## Source excerpt
■ ■ ■
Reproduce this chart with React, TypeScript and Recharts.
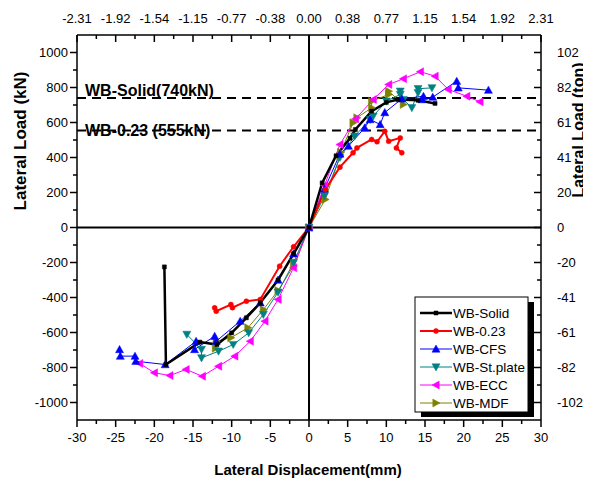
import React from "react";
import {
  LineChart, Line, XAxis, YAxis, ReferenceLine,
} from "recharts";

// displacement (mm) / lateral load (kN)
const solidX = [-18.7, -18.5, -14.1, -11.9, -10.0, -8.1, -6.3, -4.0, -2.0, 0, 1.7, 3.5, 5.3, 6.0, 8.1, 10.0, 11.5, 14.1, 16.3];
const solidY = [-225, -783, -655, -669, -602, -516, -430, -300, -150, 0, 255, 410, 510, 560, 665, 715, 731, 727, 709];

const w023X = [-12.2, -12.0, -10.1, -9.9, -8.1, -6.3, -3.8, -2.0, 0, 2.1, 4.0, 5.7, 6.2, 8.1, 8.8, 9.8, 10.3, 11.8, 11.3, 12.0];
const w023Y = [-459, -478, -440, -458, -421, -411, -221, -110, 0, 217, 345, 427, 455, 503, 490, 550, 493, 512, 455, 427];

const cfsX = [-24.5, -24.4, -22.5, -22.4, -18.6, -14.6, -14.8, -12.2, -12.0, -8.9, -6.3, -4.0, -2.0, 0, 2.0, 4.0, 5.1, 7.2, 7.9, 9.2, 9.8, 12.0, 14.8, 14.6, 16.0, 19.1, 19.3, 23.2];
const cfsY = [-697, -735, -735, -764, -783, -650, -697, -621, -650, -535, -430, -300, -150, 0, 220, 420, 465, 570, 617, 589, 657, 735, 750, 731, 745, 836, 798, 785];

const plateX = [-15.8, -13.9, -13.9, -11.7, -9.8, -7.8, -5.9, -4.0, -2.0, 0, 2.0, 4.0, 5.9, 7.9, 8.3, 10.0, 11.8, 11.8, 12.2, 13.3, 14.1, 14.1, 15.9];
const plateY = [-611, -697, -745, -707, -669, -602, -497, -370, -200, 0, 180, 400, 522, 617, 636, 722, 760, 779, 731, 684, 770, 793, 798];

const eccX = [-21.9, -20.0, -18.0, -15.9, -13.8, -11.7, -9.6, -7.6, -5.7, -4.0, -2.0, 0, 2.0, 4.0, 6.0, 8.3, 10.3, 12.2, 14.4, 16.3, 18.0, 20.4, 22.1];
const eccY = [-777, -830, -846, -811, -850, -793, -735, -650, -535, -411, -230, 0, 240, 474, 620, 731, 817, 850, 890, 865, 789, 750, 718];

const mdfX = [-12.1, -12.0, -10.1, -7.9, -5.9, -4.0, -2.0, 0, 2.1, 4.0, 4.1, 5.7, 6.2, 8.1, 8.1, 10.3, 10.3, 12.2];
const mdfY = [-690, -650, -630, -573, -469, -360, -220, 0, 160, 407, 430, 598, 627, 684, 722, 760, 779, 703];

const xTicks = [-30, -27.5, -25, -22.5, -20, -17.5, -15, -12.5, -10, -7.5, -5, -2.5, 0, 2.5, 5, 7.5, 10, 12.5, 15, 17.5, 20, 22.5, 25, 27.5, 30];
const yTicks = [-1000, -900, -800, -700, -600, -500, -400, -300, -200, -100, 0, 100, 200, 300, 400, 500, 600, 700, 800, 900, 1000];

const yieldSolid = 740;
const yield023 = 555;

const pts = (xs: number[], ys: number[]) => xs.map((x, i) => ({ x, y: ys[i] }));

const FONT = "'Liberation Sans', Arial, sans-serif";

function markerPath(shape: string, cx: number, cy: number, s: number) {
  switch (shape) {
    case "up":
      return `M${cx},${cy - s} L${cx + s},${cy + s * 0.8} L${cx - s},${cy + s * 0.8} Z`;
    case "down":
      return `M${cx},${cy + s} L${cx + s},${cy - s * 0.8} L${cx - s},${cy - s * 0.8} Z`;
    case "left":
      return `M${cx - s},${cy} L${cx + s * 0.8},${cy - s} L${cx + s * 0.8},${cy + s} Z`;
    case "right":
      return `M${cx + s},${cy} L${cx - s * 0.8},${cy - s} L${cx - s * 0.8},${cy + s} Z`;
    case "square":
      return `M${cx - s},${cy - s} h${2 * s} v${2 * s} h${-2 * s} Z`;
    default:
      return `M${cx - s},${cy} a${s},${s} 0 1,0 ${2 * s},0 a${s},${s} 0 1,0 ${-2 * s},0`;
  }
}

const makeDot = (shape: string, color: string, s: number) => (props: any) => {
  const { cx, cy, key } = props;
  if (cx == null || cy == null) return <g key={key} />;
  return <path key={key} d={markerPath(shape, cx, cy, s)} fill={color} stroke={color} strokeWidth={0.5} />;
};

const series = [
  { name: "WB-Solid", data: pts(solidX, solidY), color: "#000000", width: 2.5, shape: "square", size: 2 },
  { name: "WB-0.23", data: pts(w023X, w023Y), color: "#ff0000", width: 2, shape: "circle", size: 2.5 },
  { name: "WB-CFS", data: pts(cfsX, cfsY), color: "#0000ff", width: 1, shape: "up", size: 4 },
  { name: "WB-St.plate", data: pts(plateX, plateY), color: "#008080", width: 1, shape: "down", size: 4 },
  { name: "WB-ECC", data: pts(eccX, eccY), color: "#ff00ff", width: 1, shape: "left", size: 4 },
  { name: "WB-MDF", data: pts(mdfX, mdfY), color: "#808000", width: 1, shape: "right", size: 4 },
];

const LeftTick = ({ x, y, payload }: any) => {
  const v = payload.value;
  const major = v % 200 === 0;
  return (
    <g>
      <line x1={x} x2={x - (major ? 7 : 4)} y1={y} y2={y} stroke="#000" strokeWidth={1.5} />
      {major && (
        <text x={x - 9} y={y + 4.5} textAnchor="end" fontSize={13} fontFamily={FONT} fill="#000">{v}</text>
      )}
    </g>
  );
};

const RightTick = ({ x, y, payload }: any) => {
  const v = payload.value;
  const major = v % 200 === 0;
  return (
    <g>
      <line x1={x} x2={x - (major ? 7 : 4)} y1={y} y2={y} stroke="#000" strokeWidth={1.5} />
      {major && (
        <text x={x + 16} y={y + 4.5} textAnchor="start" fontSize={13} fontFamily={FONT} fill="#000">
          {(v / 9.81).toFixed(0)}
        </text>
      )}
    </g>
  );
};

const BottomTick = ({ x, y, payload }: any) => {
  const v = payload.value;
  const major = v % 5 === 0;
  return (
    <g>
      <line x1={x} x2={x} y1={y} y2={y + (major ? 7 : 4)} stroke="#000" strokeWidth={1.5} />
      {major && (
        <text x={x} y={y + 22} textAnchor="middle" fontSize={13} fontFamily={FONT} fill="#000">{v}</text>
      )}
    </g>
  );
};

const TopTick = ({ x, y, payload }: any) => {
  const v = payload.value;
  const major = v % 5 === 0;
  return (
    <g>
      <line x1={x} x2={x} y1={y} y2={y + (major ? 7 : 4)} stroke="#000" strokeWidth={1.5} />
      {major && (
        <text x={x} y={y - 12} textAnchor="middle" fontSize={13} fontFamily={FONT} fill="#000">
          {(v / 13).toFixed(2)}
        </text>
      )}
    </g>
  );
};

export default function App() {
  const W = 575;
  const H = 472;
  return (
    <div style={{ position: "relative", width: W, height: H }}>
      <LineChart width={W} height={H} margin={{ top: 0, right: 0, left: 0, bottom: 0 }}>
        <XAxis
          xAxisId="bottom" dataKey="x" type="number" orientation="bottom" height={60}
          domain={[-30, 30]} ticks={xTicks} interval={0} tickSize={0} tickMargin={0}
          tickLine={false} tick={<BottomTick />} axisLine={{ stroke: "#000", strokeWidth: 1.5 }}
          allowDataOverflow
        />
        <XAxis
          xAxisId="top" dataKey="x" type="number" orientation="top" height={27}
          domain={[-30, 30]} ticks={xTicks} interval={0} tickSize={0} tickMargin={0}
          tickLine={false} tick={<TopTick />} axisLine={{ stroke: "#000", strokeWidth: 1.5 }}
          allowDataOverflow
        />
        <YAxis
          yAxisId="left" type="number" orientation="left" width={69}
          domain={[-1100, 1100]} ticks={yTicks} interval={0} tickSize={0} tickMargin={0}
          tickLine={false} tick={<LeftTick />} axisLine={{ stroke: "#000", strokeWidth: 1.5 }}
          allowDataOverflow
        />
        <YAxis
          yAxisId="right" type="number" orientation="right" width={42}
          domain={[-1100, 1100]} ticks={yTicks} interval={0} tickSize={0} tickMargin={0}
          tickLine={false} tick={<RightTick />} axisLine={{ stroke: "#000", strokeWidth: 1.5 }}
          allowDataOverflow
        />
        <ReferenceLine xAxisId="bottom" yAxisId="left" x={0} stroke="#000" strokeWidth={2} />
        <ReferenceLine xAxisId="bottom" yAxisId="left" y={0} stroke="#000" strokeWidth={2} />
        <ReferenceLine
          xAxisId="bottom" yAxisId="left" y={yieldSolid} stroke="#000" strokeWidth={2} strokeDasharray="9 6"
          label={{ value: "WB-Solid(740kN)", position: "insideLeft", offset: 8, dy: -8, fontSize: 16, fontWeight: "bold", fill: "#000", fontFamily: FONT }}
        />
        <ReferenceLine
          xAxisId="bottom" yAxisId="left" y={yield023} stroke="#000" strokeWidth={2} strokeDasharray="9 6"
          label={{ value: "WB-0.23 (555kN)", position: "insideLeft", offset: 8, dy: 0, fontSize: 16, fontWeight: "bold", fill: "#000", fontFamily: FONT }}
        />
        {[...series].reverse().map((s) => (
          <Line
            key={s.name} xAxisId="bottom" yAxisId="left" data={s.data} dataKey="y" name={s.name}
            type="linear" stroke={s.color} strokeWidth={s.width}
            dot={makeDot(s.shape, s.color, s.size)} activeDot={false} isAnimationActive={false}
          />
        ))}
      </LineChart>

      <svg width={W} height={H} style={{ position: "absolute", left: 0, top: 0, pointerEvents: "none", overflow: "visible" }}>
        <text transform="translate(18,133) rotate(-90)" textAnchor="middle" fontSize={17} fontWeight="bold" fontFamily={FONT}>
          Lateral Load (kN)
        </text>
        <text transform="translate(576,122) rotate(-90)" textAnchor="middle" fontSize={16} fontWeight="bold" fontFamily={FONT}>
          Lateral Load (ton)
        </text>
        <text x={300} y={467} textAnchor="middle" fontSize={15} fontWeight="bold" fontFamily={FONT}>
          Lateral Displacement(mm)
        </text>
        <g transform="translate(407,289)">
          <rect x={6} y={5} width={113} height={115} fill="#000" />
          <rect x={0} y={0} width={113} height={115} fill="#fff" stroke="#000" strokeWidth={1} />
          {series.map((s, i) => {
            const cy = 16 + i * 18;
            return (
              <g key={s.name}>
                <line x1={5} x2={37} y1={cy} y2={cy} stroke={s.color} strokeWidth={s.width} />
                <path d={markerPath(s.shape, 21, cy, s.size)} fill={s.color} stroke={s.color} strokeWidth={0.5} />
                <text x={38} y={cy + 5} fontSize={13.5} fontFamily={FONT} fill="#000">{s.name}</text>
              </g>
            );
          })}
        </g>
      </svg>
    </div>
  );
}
■ ■ ■
## Task directions
Omit the pictures, then repeat exactly each line from the beginning of the listing through the line with "512, 455, 427];".

## The solution
Reproduce this chart with React, TypeScript and Recharts.
import React from "react";
import {
  LineChart, Line, XAxis, YAxis, ReferenceLine,
} from "recharts";

// displacement (mm) / lateral load (kN)
const solidX = [-18.7, -18.5, -14.1, -11.9, -10.0, -8.1, -6.3, -4.0, -2.0, 0, 1.7, 3.5, 5.3, 6.0, 8.1, 10.0, 11.5, 14.1, 16.3];
const solidY = [-225, -783, -655, -669, -602, -516, -430, -300, -150, 0, 255, 410, 510, 560, 665, 715, 731, 727, 709];

const w023X = [-12.2, -12.0, -10.1, -9.9, -8.1, -6.3, -3.8, -2.0, 0, 2.1, 4.0, 5.7, 6.2, 8.1, 8.8, 9.8, 10.3, 11.8, 11.3, 12.0];
const w023Y = [-459, -478, -440, -458, -421, -411, -221, -110, 0, 217, 345, 427, 455, 503, 490, 550, 493, 512, 455, 427];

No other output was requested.